Why are we so often unwilling? Why is it so hard for us to affirm the faith in the psalm, the Lord is my light and my salvation – of whom then shall I fear?

I wonder if it’s partly because like the chicks, we are oblivious, going off in all directions. We live our small lives, distracted by small things, unaware of the great wings stretched out over us. We don’t remember the times before, the stories of our ancestors, the days when we felt God’s presence. We discount those, focus only on the bad times, the grudges we hold, the trauma we identify with.

Or maybe we don’t like the other chicks coming in under those wings – we don’t want to be gathered together with those people. We don’t consider them family. They’re not like us.

And yet we are faced not just with other things to do or petty arguments to have – we are faced with the fox, as Jesus calls Herod. The fox, the predator who divides the chicks, separates them from one another and from the mother hen, and destroys them. Herod isn’t the only such fox. There are many such foxes in this world – some of them human beings with names, either in our lives or on the world stage; some of them forces in our own hearts, beyond our strength. But Jesus tells us of the mother hen and the chicks: God as a mother, not a fierce predator alpha sort of creature, but a mother chicken, a vulnerable creature. Able only to protect the chicks by gathering them in and protecting them with her very life. Loving us enough to do just that – to give herself up just for us, so that we do not have to be afraid. Gathering us in again and again, every time we stray. Shining the light of salvation.

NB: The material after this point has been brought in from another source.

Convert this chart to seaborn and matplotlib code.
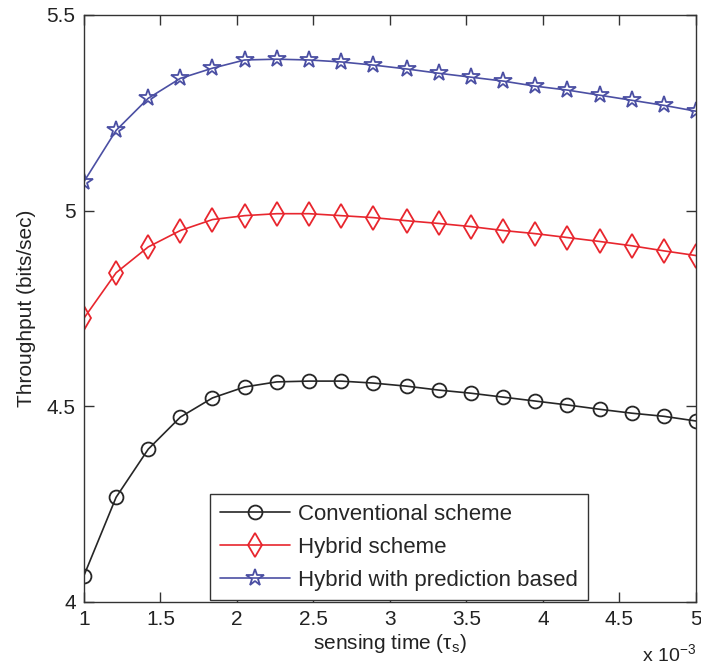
import matplotlib
matplotlib.use("Agg")
import matplotlib.pyplot as plt
import seaborn as sns
import pandas as pd

# sensing time in units of 1e-3
sensing_time = [1.00, 1.21, 1.42, 1.63, 1.84, 2.05, 2.26, 2.47, 2.68, 2.89,
                3.11, 3.32, 3.53, 3.74, 3.95, 4.16, 4.37, 4.58, 4.79, 5.00]

conventional = [4.067, 4.267, 4.390, 4.472, 4.521, 4.549, 4.562, 4.564, 4.564, 4.559,
                4.551, 4.541, 4.533, 4.523, 4.513, 4.503, 4.492, 4.482, 4.474, 4.462]
hybrid = [4.725, 4.841, 4.907, 4.949, 4.977, 4.987, 4.992, 4.992, 4.987, 4.982,
          4.974, 4.967, 4.959, 4.949, 4.941, 4.931, 4.921, 4.910, 4.897, 4.885]
hybrid_pred = [5.074, 5.205, 5.287, 5.338, 5.364, 5.385, 5.387, 5.385, 5.380, 5.372,
               5.362, 5.351, 5.341, 5.331, 5.318, 5.308, 5.295, 5.282, 5.269, 5.254]

series_names = ["Conventional scheme", "Hybrid scheme", "Hybrid with prediction based"]
x_ticks = [1, 1.5, 2, 2.5, 3, 3.5, 4, 4.5, 5]
y_ticks = [4, 4.5, 5, 5.5]

sns.set_style("ticks")
plt.rcParams["font.family"] = ["Liberation Sans", "DejaVu Sans"]

df = pd.DataFrame({
    "t": sensing_time * 3,
    "throughput": conventional + hybrid + hybrid_pred,
    "scheme": [series_names[0]] * 20 + [series_names[1]] * 20 + [series_names[2]] * 20,
})

styles = {
    series_names[0]: dict(color="#262626", marker="o", markersize=10),
    series_names[1]: dict(color="#e8262e", marker="d", markersize=12),
    series_names[2]: dict(color="#4b4fa3", marker="*", markersize=13),
}

fig = plt.figure(figsize=(7.01, 6.72), dpi=100)
ax = fig.add_axes([0.1198, 0.1046, 0.873, 0.8731])

for name in series_names:
    st = styles[name]
    sub = df[df["scheme"] == name]
    sns.lineplot(data=sub, x="t", y="throughput", ax=ax, color=st["color"],
                 marker=st["marker"], markersize=st["markersize"],
                 markerfacecolor="none", markeredgecolor=st["color"],
                 markeredgewidth=1.3, linewidth=1.2, label=name)

ax.set_xlim(1, 5)
ax.set_ylim(4, 5.5)
ax.set_xticks(x_ticks)
ax.set_xticklabels([f"{v:g}" for v in x_ticks])
ax.set_yticks(y_ticks)
ax.set_yticklabels([f"{v:g}" for v in y_ticks])

for side in ["top", "right", "left", "bottom"]:
    ax.spines[side].set_visible(True)
    ax.spines[side].set_color("#333333")
    ax.spines[side].set_linewidth(1.0)
ax.tick_params(direction="in", top=True, right=True, length=7, width=1,
               labelsize=15, colors="#333333", labelcolor="#222222", pad=6)

ax.set_xlabel("sensing time ($\\mathregular{\\tau_s}$)", fontsize=15, color="#222222", labelpad=2)
ax.set_ylabel("Throughput (bits/sec)", fontsize=15, color="#222222", labelpad=8)
ax.text(1.0, -0.072, "x 10$^{\\mathregular{-3}}$", transform=ax.transAxes,
        ha="right", va="top", fontsize=14, color="#222222")

leg = ax.legend(loc="upper left", bbox_to_anchor=(0.206, 0.183), fontsize=16,
                frameon=True, fancybox=False, framealpha=1, edgecolor="#333333",
                handlelength=3.15, labelspacing=0.54, borderpad=0.43, handletextpad=0.4,
                borderaxespad=0)
leg.get_frame().set_linewidth(1.0)

fig.savefig("out.png", dpi=100)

In times of trial, in times of suffering, in times when God feels silent and distant, these are when we need the shelter of those wings the most. These are the times when we need to practice, and practice, and practice our faith, so that it truly becomes a part of us. The fox is real; the suffering is not for pretend. But even more real is the self-giving love of God, our light, our strength, our assurance that we need not be afraid. May we come in under those wings. And may we, as followers of Jesus, spread out our own wings to cover others – that all might come within the reach of God’s saving embrace.